Hoje completo 1 semana em Paris. E esta semana foi intensa cheia de emoções e reflexões que o distanciamento do cotidiano permite, em um processo de intercâmbio, minuto a minuto com outras culturas. Mood de aprendizado, abertura e mudanças constantes exigindo flexibilidade e capacidade de cocriação de situações e de vivências.
Mas além da relação fluida com o cotidiano aqui, minha interação online diária com o Brasil também me permite reflexões, contrapontos com o que estou vivendo e vendo aqui. Como dizem: é preciso sair da ilha para ver a ilha.
Mas vamos lá: no dia 31.10 eu saí do meu hotel para ir comprar uma touca de lã, e fui até a Boutique do Shopping da Place d’italie. Até aí uma manhã tranquila de outono em Paris. Ao sair da loja peguei meu celular para conferir a quantidade de passos caminhados, mas fiz isto descendo a escada para a rua…. e simplesmente caí. Um tombo enorme. Os franceses dizem: vous tombé.
Após esta queda vivi um turbilhão de emoções me levantando, verificando a dor, e segui mancando com muita dificuldade, rezando para que este acidente pudesse ser mínimo como uma queda de criança amparada por seus anjos, que após um leve chorar, seguem brincando e está tudo bem. Mas não, a cada passo a dor me lembrava que sou humana e não uma personagem de filme. E que, sim, meu corpo pode sofrer efeitos maiores numa queda. E sofri. Sem saber ainda o diagnóstico tive um primeiro impacto com a gentiliza das pessoas.
Senti que minha vulnerabilidade foi acolhida em um processo de civilidade e visibilidade. Senti minha existência notada para além do medo ou julgamentos que sempre senti no Brasil, ao caminhar mancando durante todo o trajeto pessoas desconhecidas me perguntava se eu precisava de ajuda. O trajeto era longo, e a cada palavra gentil eu me sentia aquecida e me permiti chorar. Um choro leve de sentimento e agradecimento ao mesmo tempo. Apesar de assustada, me abri a viver este momento de interação em um espaço púbico me sentindo notada e acolhida.
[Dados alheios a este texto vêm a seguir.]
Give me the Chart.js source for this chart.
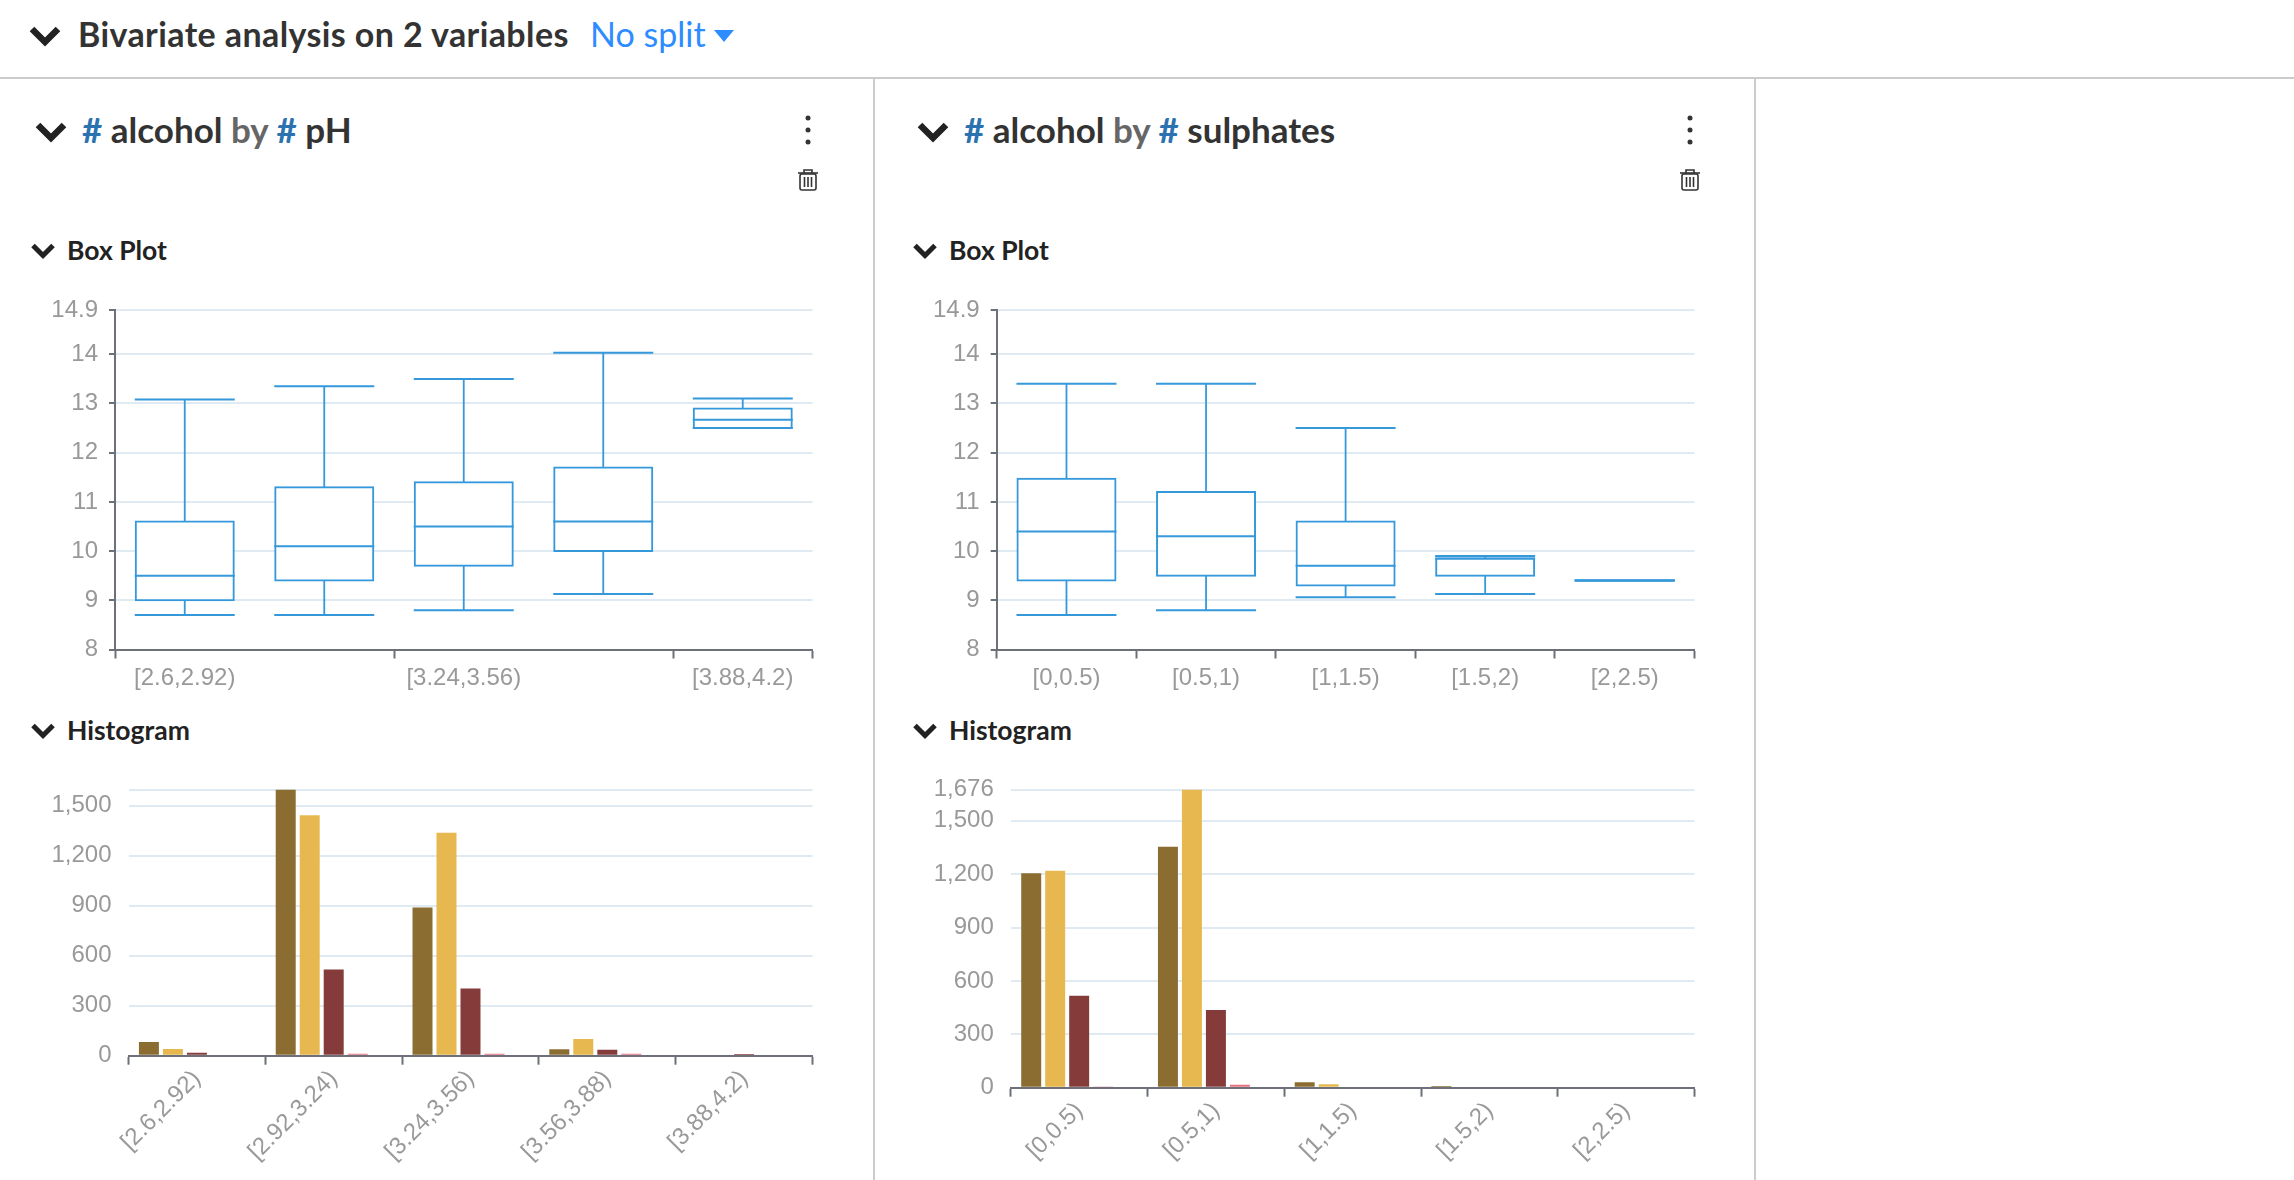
<!DOCTYPE html>
<html>
<head>
<meta charset="utf-8">
<script src="https://cdn.jsdelivr.net/npm/chart.js"></script>
<style>
  html, body { margin: 0; padding: 0; background: #fff; }
  body { width: 2294px; height: 1180px; position: relative; overflow: hidden; font-family: Lato, "Noto Sans", sans-serif; color: #333; }
  .abs { position: absolute; white-space: nowrap; }
  canvas { position: absolute; }
  .hline { position: absolute; left: 0; top: 77px; width: 2294px; height: 2px; background: #ccc; }
  .vline { position: absolute; top: 78px; width: 2px; height: 1102px; background: #ccc; }
  .main { font-size: 34px; letter-spacing: 0.4px; font-weight: 700; line-height: 40px; top: 14px; color: #333; }
  .split { font-size: 34px; line-height: 40px; top: 14px; color: #2d8cff; font-weight: 400; }
  .title { font-size: 35px; font-weight: 700; line-height: 40px; top: 109px; color: #333; }
  .title .h { color: #2b73b0; }
  .title .by { color: #666; }
  .sub { font-size: 26.5px; font-weight: 700; line-height: 30px; color: #222; }
</style>
</head>
<body>
<div class="hline"></div>
<div class="vline" style="left:873px"></div>
<div class="vline" style="left:1754px"></div>

<svg class="abs" style="left:0;top:0" width="2294" height="300">
  <defs>
    <g id="chev"><polyline points="-13,-6 0,7 13,-6" fill="none" stroke="#222" stroke-width="6.5"/></g>
    <g id="chevS"><polyline points="-10,-4.5 0,5.5 10,-4.5" fill="none" stroke="#222" stroke-width="5"/></g>
    <g id="trash" fill="none" stroke="#333" stroke-width="1.6">
      <rect x="-8" y="-6" width="16" height="16" rx="2"/>
      <line x1="-10" y1="-7" x2="10" y2="-7"/>
      <path d="M-4,-7 V-10 H4 V-7"/>
      <line x1="-3.5" y1="-3" x2="-3.5" y2="7"/><line x1="0" y1="-3" x2="0" y2="7"/><line x1="3.5" y1="-3" x2="3.5" y2="7"/>
    </g>
    <g id="dots" fill="#333"><circle cy="-12" r="2.5"/><circle r="2.5"/><circle cy="12" r="2.5"/></g>
  </defs>
  <use href="#chev" x="45" y="35"/>
  <polygon points="714,30 734,30 724,42" fill="#2d8cff"/>
  <use href="#chev" x="51" y="131"/>
  <use href="#dots" x="808" y="130"/>
  <use href="#trash" x="808" y="180"/>
  <use href="#chevS" x="43" y="250"/>
  <use href="#chev" x="933" y="131"/>
  <use href="#dots" x="1690" y="130"/>
  <use href="#trash" x="1690" y="180"/>
  <use href="#chevS" x="925" y="250"/>
</svg>
<svg class="abs" style="left:0;top:715px" width="2294" height="30">
  <use href="#chevS" x="43" y="15"/>
  <use href="#chevS" x="925" y="15"/>
</svg>

<div class="abs main" style="left:78px">Bivariate analysis on 2 variables</div>
<div class="abs split" style="left:590px">No split</div>
<div class="abs title" style="left:82px"><span class="h">#</span> alcohol <span class="by">by</span> <span class="h">#</span> pH</div>
<div class="abs title" style="left:964px"><span class="h">#</span> alcohol <span class="by">by</span> <span class="h">#</span> sulphates</div>
<div class="abs sub" style="left:67px;top:235px">Box Plot</div>
<div class="abs sub" style="left:949px;top:235px">Box Plot</div>
<div class="abs sub" style="left:67px;top:715px">Histogram</div>
<div class="abs sub" style="left:949px;top:715px">Histogram</div>

<canvas id="boxPh" width="860" height="420" style="left:0;top:290px"></canvas>
<canvas id="boxSul" width="860" height="420" style="left:881px;top:290px"></canvas>
<canvas id="histPh" width="860" height="410" style="left:0;top:770px"></canvas>
<canvas id="histSul" width="860" height="410" style="left:881px;top:770px"></canvas>

<script>
// values
const phBins = ['[2.6,2.92)', '[2.92,3.24)', '[3.24,3.56)', '[3.56,3.88)', '[3.88,4.2)'];
const sulBins = ['[0,0.5)', '[0.5,1)', '[1,1.5)', '[1.5,2)', '[2,2.5)'];

const boxTicks = [8, 9, 10, 11, 12, 13, 14, 14.9];

const phMin = [8.7, 8.7, 8.8, 9.13, 12.5];
const phQ1 = [9.0, 9.4, 9.7, 10.0, 12.5];
const phMed = [9.5, 10.1, 10.5, 10.6, 12.67];
const phQ3 = [10.6, 11.3, 11.4, 11.7, 12.9];
const phMax = [13.08, 13.35, 13.5, 14.03, 13.1];

const sulMin = [8.7, 8.8, 9.06, 9.13, 9.4];
const sulQ1 = [9.4, 9.5, 9.3, 9.5, 9.4];
const sulMed = [10.4, 10.3, 9.7, 9.85, 9.4];
const sulQ3 = [11.47, 11.2, 10.6, 9.85, 9.4];
const sulMax = [13.4, 13.4, 12.5, 9.9, 9.4];

const phHistTicks = [0, 300, 600, 900, 1200, 1500, 1598];
const phHistLabels = ['0', '300', '600', '900', '1,200', '1,500', ''];
const sulHistTicks = [0, 300, 600, 900, 1200, 1500, 1676];
const sulHistLabels = ['0', '300', '600', '900', '1,200', '1,500', '1,676'];

const phCount1 = [82, 1598, 890, 38, 0];
const phCount2 = [40, 1444, 1338, 100, 0];
const phCount3 = [18, 518, 404, 36, 10];
const phCount4 = [0, 12, 12, 12, 0];
const phCount5 = [0, 0, 0, 0, 0];

const sulCount1 = [1205, 1354, 30, 9, 0];
const sulCount2 = [1220, 1676, 19, 0, 0];
const sulCount3 = [517, 437, 6, 0, 0];
const sulCount4 = [4, 16, 0, 0, 0];
const sulCount5 = [0, 0, 0, 0, 0];

const blue = '#3498db';
const axisColor = '#6E7079';
const gridColor = '#E0EAF3';
const textColor = '#999';
const tickFont = { family: '"Liberation Sans", Arial, sans-serif', size: 24 };
const histColors = ['#8B6D31', '#E6B84F', '#843B3A', '#E5707F', '#A9C7E0'];

function setTicks(list) {
  return function (scale) { scale.ticks = list.map(v => ({ value: v })); };
}

// the plot area is fixed by hand, so the labels must not add padding to it
function fixSize(scale, prop, size) {
  scale[prop] = size;
  scale.paddingTop = scale.paddingBottom = scale.paddingLeft = scale.paddingRight = 0;
}

function xAxis(labels, step, rotated, height) {
  return {
    type: 'category',
    offset: true,
    grid: {
      offset: true,
      drawOnChartArea: false,
      tickLength: 9,
      tickWidth: 2,
      tickColor: c => (c.index === undefined || c.index % step === 0) ? axisColor : 'rgba(0,0,0,0)'
    },
    border: { display: true, color: axisColor, width: 2, z: 1 },
    ticks: {
      autoSkip: false,
      color: textColor,
      font: tickFont,
      padding: rotated ? 0 : 5,
      minRotation: rotated ? 45 : 0,
      maxRotation: rotated ? 45 : 0,
      callback: (v, i) => i % step === 0 ? labels[i] : ''
    },
    afterFit: s => fixSize(s, 'height', height)
  };
}

function boxChart(id, labels, step, mins, q1s, meds, q3s, maxs, leftWidth, rightPad) {
  const caps = (vals, order) => ({
    type: 'line', data: vals, showLine: false, order: order,
    pointStyle: 'line', pointRadius: 50, pointBorderWidth: 2, pointBorderColor: blue, pointHoverRadius: 50
  });
  new Chart(document.getElementById(id), {
    data: {
      labels: labels,
      datasets: [
        // whisker stem, then the box on top of it
        { type: 'bar', data: mins.map((v, i) => [v, maxs[i]]), order: 6, grouped: false, barThickness: 1.8, backgroundColor: blue, inflateAmount: 0 },
        { type: 'bar', data: q1s.map((v, i) => [v, q3s[i]]), order: 5, grouped: false, barThickness: 98, inflateAmount: 1,
          backgroundColor: '#fff', borderColor: blue, borderWidth: 2, borderSkipped: false },
        caps(meds, 3),
        caps(mins, 2),
        caps(maxs, 1)
      ]
    },
    options: {
      responsive: false,
      animation: false,
      layout: { autoPadding: false, padding: { top: 20, right: rightPad, bottom: 0, left: 0 } },
      plugins: { legend: { display: false }, tooltip: { enabled: false } },
      scales: {
        x: xAxis(labels, step, false, 60.5),
        y: {
          min: 8, max: 14.9,
          afterBuildTicks: setTicks(boxTicks),
          grid: { color: gridColor, lineWidth: 2, tickColor: axisColor, tickLength: 6, tickWidth: 2 },
          border: { display: true, color: axisColor, width: 2 },
          ticks: { autoSkip: false, color: textColor, font: tickFont, padding: 11, callback: v => String(v) },
          afterFit: s => fixSize(s, 'width', leftWidth)
        }
      }
    }
  });
}

function histChart(id, labels, series, tickVals, tickLabels, leftWidth, rightPad, xHeight) {
  new Chart(document.getElementById(id), {
    type: 'bar',
    data: {
      labels: labels,
      datasets: series.map((vals, i) => ({
        data: vals, backgroundColor: histColors[i], barPercentage: 0.833, categoryPercentage: 0.877
      }))
    },
    options: {
      responsive: false,
      animation: false,
      layout: { autoPadding: false, padding: { top: 19.5, right: rightPad, bottom: 0, left: 0 } },
      plugins: { legend: { display: false }, tooltip: { enabled: false } },
      scales: {
        x: xAxis(labels, 1, true, xHeight),
        y: {
          min: 0, max: tickVals[tickVals.length - 1],
          afterBuildTicks: setTicks(tickVals),
          grid: { color: gridColor, lineWidth: 2, drawTicks: false },
          border: { display: false },
          ticks: {
            autoSkip: false, color: textColor, font: tickFont, padding: 17,
            callback: (v, i) => tickLabels[i]
          },
          afterFit: s => fixSize(s, 'width', leftWidth)
        }
      }
    }
  });
}

boxChart('boxPh', phBins, 2, phMin, phQ1, phMed, phQ3, phMax, 115, 47.5);
boxChart('boxSul', sulBins, 1, sulMin, sulQ1, sulMed, sulQ3, sulMax, 115.7, 46.5);
histChart('histPh', phBins, [phCount1, phCount2, phCount3, phCount4, phCount5], phHistTicks, phHistLabels, 128.5, 47.5, 124.3);
histChart('histSul', sulBins, [sulCount1, sulCount2, sulCount3, sulCount4, sulCount5], sulHistTicks, sulHistLabels, 129.8, 46.5, 92.3);
</script>
</body>
</html>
Mulheres negras são ensinadas a superarem a dor, a esconderem suas vulnerabilidades porque na maioria das vezes não temos com quem contar além de nós mesmas. Somos requisitadas para tudo, somos o esteio da família, e assim ninguém oferece ajuda ou suporte. Porque afinal você dá conta de tudo sozinha. Meu momento atual tem sido transformar a minha feminilidade estabelecendo outra vivência longe da dor, da autosufiência tóxica e desta desumanização. Então, ser bem cuidada, acessar meu seguro e ter amparo emocional e físico foi uma vivência nova e incrível estando em um país teoricamente longe de “casa”. Paris foi mais minha casa neste momento do que quando estou no Brasil. Primeira nota de rodapé.
E a partir disto resolvi desenrolar esta história e minha postura nas redes sociais construindo uma narrativa longe da identidade de “guerreira” e muita mais sobre este processo de abertura e flexibilidade para lidar com situações de forma positiva vivendo os encantos, sim, da viagem, mas em uma perspectiva mais real, mais intima, mais local e singular.
Muitas pessoas me chamaram falando de olho grande, e eu comecei a rir e pensar: se eu acreditar nisto, eu darei força para que o poder maligno do outro me impeça de viver. E neste momento tudo que desejo e preciso é viver. Viver minha viagem, minhas escolhas, minhas visões, poder viver tem sido grandioso e a chave de confirmação de que meus passos estão no caminho que desejo.
E, neste caminhar, ao olhar para a minha ilha de fora, vejo que meu jeito fora do padrão inspira alguns e pode até inquietar outros, mas isto diz mais sobre cada um do que sobre mim mesma. E me fez refletir sobre este fato: só pode cair quem está caminhando. Quem está em movimento. Quem se expõe para a vida. E esta queda mesmo séria será leve.
Nesta primeira semana aqui em Paris:
1- Resolvi me despedir do Rana pessoalmente no mesmo dia queda, pois quero seguir meu caminho e desejei felicidades para que ele siga o dele;
2- Pensei em um projeto de conteúdo lindo para 2024;
3- Dei visibilidade a questão do trabalho remoto e a construção que faço há mais de 12 anos neste sentido como publicitária, consultora e mentora.
4- E, principalmente, olhei de fora pessoas e situações do Brasil que estavam me incomodando muito por suas energias contraditórias, entre discurso e ação prática em relação à diversidade;
5- E decidi que em 2024 irei morar aqui. Ainda não sei como. Mas sei que do jeito que sou já está realizado.
Como os franceses dizem: Bon Courage (boa sorte) para mim.